10124 96 St, Edmonton, AB T5H 2G5
Nâkatawêyimêw, to take care of yourself. Sâkihitowin, love yourself. In their upcoming show Love Yourself, Ociciwan Contemporary Art Centre explores self love and how that love is sexy. They ask: How do you care for yourself? The show asks artists to think about what self care means to them. Is it love? Is it sexy? What does self care/ love look like? It is colourful, it is sparkly, it is glowing? The show considered the ways in which self love is owning our bodies, loving our bodies. The ways in which it is ancestral. It is magical. It is ever flowing. It is warm and vibrant. It is healing. ————
ABOUT THE ARTISTS
Dan Cardinal McCartney
Dan Cardinal McCartney (hey/they) is an interdisciplinary artist and emerging curator who holds a degree from AUArts (2016) in Drawing. Most importantly, they are a full-time caregiver for their sister, Karri. Dan is of Athabasca Chipewyan First Nations with family ties of Mikisew Cree, Metis, and mixed settler lines from Treaty 8 territory, specifically Fort Chipewyan. He is a foster care survivor raised in the northern boreal region of Fort McMurray. As a Two Spirit transgender artist, Dan sifts through patterns of intergenerational trauma and troubles the colonial narrative of hyper individuality. He relates his personal, ongoing reconnection with his family to his yearning for gender euphoria through storytelling. Dan focuses on mixed media collage, painting, moving images, and performance.
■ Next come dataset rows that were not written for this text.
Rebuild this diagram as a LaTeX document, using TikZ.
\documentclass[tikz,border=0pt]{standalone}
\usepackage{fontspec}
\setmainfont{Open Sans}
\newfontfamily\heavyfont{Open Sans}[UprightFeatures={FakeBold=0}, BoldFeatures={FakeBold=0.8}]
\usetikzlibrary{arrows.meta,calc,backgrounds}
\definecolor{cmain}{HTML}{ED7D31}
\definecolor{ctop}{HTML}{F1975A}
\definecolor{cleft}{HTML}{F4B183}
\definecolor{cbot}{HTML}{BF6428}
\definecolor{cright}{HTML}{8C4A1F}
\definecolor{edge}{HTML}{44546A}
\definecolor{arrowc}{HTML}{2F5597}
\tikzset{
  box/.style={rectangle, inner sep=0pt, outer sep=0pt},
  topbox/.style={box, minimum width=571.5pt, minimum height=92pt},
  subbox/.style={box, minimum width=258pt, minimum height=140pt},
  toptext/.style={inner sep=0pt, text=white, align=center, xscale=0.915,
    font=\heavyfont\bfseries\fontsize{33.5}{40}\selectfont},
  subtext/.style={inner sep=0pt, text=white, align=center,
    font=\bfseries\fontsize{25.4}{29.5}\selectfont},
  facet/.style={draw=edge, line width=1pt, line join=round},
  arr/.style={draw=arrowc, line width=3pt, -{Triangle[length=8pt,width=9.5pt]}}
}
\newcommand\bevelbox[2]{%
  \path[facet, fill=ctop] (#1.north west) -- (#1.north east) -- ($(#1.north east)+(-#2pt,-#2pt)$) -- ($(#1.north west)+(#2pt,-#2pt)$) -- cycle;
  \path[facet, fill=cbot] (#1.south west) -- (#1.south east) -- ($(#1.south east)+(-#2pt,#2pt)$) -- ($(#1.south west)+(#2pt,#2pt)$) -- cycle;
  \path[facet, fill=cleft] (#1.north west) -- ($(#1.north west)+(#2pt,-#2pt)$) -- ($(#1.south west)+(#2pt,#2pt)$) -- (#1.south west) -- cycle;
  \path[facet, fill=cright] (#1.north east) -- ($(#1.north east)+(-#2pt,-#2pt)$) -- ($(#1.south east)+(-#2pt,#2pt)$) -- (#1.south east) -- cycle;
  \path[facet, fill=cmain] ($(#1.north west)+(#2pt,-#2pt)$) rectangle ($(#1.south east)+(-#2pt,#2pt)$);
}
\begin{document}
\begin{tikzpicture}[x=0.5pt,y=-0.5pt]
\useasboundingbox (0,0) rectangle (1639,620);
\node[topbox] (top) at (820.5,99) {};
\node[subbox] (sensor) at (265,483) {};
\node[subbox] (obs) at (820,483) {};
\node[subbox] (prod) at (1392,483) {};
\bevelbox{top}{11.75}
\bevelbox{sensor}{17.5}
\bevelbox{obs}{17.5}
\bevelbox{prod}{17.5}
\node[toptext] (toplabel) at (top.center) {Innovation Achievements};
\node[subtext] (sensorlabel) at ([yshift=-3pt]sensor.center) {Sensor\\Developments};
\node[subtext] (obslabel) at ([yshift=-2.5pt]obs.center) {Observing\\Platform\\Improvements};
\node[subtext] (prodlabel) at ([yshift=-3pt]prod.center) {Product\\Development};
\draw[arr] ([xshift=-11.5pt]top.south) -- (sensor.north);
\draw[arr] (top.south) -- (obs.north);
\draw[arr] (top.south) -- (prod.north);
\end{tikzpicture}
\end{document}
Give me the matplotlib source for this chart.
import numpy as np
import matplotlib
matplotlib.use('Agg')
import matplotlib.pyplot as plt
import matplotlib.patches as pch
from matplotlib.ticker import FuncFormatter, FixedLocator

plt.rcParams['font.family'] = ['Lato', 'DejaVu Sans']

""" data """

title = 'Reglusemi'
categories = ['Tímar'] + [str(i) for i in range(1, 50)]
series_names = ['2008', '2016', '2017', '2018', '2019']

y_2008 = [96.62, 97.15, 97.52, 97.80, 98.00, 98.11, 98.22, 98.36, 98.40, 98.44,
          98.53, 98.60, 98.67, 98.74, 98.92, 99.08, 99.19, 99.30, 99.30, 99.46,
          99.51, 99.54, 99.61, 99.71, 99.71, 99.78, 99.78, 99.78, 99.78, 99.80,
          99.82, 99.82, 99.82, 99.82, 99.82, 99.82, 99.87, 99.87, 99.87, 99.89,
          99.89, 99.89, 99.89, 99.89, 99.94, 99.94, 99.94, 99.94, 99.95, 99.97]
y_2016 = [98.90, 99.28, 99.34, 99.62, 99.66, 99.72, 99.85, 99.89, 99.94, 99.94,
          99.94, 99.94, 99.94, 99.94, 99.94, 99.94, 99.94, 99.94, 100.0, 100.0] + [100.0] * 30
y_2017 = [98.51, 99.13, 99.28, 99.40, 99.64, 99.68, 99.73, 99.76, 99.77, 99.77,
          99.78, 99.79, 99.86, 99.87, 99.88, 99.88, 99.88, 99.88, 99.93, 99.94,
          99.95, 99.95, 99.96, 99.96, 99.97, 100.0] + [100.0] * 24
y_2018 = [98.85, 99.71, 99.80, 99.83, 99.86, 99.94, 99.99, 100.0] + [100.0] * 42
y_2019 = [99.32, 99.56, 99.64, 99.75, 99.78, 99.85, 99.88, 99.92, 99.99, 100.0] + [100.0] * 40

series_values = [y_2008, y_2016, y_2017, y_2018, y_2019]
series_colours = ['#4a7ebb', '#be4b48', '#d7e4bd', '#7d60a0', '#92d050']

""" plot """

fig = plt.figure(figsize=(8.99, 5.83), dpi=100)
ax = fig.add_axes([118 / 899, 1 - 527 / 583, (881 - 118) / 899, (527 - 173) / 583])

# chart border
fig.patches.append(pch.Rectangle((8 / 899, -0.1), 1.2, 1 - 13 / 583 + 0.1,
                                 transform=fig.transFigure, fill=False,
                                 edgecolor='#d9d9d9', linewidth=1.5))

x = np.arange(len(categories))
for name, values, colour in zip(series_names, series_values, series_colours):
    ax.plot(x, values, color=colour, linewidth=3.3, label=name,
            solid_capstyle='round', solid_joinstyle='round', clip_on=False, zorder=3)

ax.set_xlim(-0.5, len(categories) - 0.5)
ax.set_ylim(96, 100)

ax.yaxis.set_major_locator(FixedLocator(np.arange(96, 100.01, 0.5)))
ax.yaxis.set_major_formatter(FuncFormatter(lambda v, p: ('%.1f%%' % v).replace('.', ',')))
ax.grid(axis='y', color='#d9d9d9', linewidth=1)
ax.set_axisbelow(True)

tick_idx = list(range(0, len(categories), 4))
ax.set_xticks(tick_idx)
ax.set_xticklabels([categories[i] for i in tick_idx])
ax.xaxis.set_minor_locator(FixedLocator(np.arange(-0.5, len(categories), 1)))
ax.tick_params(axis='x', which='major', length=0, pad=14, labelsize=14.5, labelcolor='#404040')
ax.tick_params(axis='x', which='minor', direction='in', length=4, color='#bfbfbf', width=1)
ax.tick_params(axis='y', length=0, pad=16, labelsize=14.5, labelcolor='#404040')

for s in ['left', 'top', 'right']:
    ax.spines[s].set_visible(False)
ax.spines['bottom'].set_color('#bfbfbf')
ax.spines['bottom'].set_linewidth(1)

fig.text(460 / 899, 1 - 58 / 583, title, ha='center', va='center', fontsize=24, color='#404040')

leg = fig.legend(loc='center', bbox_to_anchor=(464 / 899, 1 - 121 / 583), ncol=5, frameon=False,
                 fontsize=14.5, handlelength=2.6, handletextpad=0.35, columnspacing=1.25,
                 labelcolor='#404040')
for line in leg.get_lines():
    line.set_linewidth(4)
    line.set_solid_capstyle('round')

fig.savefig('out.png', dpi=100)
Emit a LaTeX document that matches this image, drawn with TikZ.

Currently, they are the Assistant Director at Stride Gallery in so-called Calgary, AB
Quill Christie-Peters
Quill Christie-Peters is an Anishinaabe arts programmer and self-taught visual artist currently residing in Northwestern Ontario. She is the creator of the Indigenous Youth Residency Program, an artist residency for Indigenous youth that engages land-based creative practices through Anishinaabe artistic methodologies. She holds a Masters degree in Indigenous Governance on Anishinaabe art-making as a process of falling in love and sits on the board of directors for Native Women in the Arts. Her written work can be found in GUTS Magazine and Tea N’ Bannock and her visual work can be found at @raunchykwe.
Evan Ducharme
Evan Ducharme is Metis from St. Ambroise, MB (Treaty 1). With both ancestral and contemporary Michif knowledge, their work examines Metis history and its cultural iconography with a subversion of colonial notions of gender, queerness, and relations to place. Ducharme’s work has been featured in National Geographic, FASHION Magazine, Vogue.com, Quelemia Sparrow’s Skyborn, Tai Amy Grauman’s You Used to Call Me Marie, and The Metropolitan Museum of Art’s Costume Institute exhibition In America: A Lexicon of Fashion. Ducharme currently lives and creates with gratitude on their home territories in Winnipeg, MB (Treaty 1).